## DATASET EXTRACT:

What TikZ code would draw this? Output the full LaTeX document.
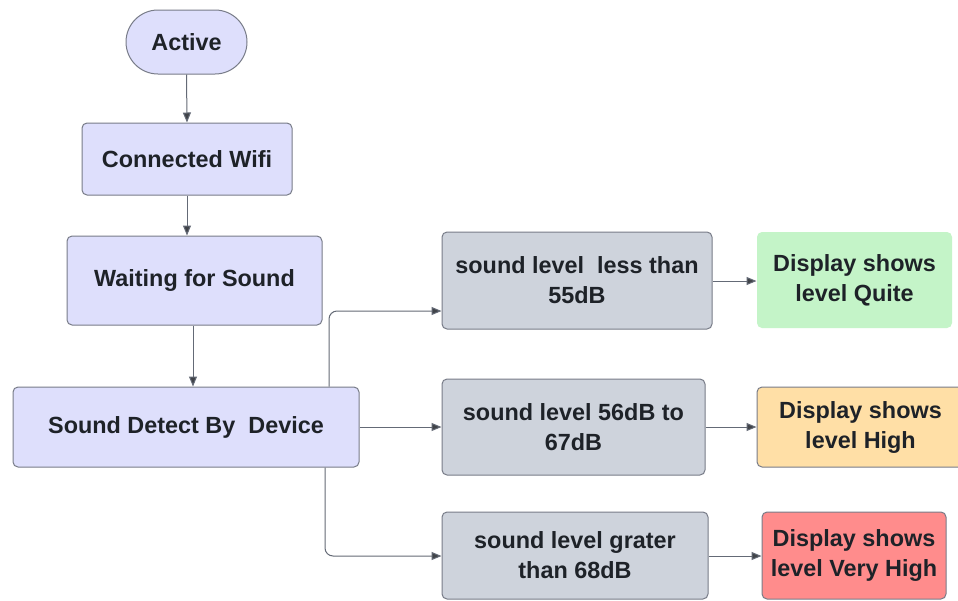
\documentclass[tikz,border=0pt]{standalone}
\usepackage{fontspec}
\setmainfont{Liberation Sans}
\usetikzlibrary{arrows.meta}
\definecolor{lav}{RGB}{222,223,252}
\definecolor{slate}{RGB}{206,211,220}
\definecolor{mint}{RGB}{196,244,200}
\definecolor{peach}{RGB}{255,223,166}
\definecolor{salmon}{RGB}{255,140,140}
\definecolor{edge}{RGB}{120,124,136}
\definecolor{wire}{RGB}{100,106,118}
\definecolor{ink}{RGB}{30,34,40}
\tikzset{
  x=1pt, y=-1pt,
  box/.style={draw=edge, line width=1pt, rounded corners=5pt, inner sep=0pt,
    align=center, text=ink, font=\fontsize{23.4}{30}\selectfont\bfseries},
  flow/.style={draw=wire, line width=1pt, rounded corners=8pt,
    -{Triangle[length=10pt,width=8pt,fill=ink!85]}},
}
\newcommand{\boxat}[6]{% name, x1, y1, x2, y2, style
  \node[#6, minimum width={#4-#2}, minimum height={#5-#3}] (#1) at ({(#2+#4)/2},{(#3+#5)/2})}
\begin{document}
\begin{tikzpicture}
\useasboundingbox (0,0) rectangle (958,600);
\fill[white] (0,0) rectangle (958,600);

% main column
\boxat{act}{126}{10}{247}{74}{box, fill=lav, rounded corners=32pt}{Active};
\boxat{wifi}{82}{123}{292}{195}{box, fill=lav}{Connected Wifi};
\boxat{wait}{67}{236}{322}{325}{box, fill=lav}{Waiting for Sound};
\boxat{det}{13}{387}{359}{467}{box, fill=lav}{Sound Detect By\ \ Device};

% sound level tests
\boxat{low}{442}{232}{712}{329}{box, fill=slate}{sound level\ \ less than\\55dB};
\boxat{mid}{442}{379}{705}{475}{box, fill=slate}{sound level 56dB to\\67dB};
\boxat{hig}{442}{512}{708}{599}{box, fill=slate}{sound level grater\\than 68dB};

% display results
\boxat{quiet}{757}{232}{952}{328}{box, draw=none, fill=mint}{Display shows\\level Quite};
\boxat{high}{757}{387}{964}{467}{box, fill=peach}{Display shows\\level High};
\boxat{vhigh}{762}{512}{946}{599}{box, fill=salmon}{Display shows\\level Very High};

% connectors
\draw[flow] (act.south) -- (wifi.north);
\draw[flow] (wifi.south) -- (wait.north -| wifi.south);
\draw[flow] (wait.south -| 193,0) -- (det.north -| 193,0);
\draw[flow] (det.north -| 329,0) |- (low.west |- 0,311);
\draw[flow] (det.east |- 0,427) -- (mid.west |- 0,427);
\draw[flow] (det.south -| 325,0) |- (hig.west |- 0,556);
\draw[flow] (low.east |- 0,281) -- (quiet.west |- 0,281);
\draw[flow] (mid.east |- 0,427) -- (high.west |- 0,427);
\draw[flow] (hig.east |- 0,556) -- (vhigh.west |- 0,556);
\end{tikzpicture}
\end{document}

## WHAT TO WORK ON:
Reproduce the whole listing word for word, setting aside any pictures.

## FINAL RESULT:
What TikZ code would draw this? Output the full LaTeX document.
\documentclass[tikz,border=0pt]{standalone}
\usepackage{fontspec}
\setmainfont{Liberation Sans}
\usetikzlibrary{arrows.meta}
\definecolor{lav}{RGB}{222,223,252}
\definecolor{slate}{RGB}{206,211,220}
\definecolor{mint}{RGB}{196,244,200}
\definecolor{peach}{RGB}{255,223,166}
\definecolor{salmon}{RGB}{255,140,140}
\definecolor{edge}{RGB}{120,124,136}
\definecolor{wire}{RGB}{100,106,118}
\definecolor{ink}{RGB}{30,34,40}
\tikzset{
  x=1pt, y=-1pt,
  box/.style={draw=edge, line width=1pt, rounded corners=5pt, inner sep=0pt,
    align=center, text=ink, font=\fontsize{23.4}{30}\selectfont\bfseries},
  flow/.style={draw=wire, line width=1pt, rounded corners=8pt,
    -{Triangle[length=10pt,width=8pt,fill=ink!85]}},
}
\newcommand{\boxat}[6]{% name, x1, y1, x2, y2, style
  \node[#6, minimum width={#4-#2}, minimum height={#5-#3}] (#1) at ({(#2+#4)/2},{(#3+#5)/2})}
\begin{document}
\begin{tikzpicture}
\useasboundingbox (0,0) rectangle (958,600);
\fill[white] (0,0) rectangle (958,600);

% main column
\boxat{act}{126}{10}{247}{74}{box, fill=lav, rounded corners=32pt}{Active};
\boxat{wifi}{82}{123}{292}{195}{box, fill=lav}{Connected Wifi};
\boxat{wait}{67}{236}{322}{325}{box, fill=lav}{Waiting for Sound};
\boxat{det}{13}{387}{359}{467}{box, fill=lav}{Sound Detect By\ \ Device};

% sound level tests
\boxat{low}{442}{232}{712}{329}{box, fill=slate}{sound level\ \ less than\\55dB};
\boxat{mid}{442}{379}{705}{475}{box, fill=slate}{sound level 56dB to\\67dB};
\boxat{hig}{442}{512}{708}{599}{box, fill=slate}{sound level grater\\than 68dB};

% display results
\boxat{quiet}{757}{232}{952}{328}{box, draw=none, fill=mint}{Display shows\\level Quite};
\boxat{high}{757}{387}{964}{467}{box, fill=peach}{Display shows\\level High};
\boxat{vhigh}{762}{512}{946}{599}{box, fill=salmon}{Display shows\\level Very High};

% connectors
\draw[flow] (act.south) -- (wifi.north);
\draw[flow] (wifi.south) -- (wait.north -| wifi.south);
\draw[flow] (wait.south -| 193,0) -- (det.north -| 193,0);
\draw[flow] (det.north -| 329,0) |- (low.west |- 0,311);
\draw[flow] (det.east |- 0,427) -- (mid.west |- 0,427);
\draw[flow] (det.south -| 325,0) |- (hig.west |- 0,556);
\draw[flow] (low.east |- 0,281) -- (quiet.west |- 0,281);
\draw[flow] (mid.east |- 0,427) -- (high.west |- 0,427);
\draw[flow] (hig.east |- 0,556) -- (vhigh.west |- 0,556);
\end{tikzpicture}
\end{document}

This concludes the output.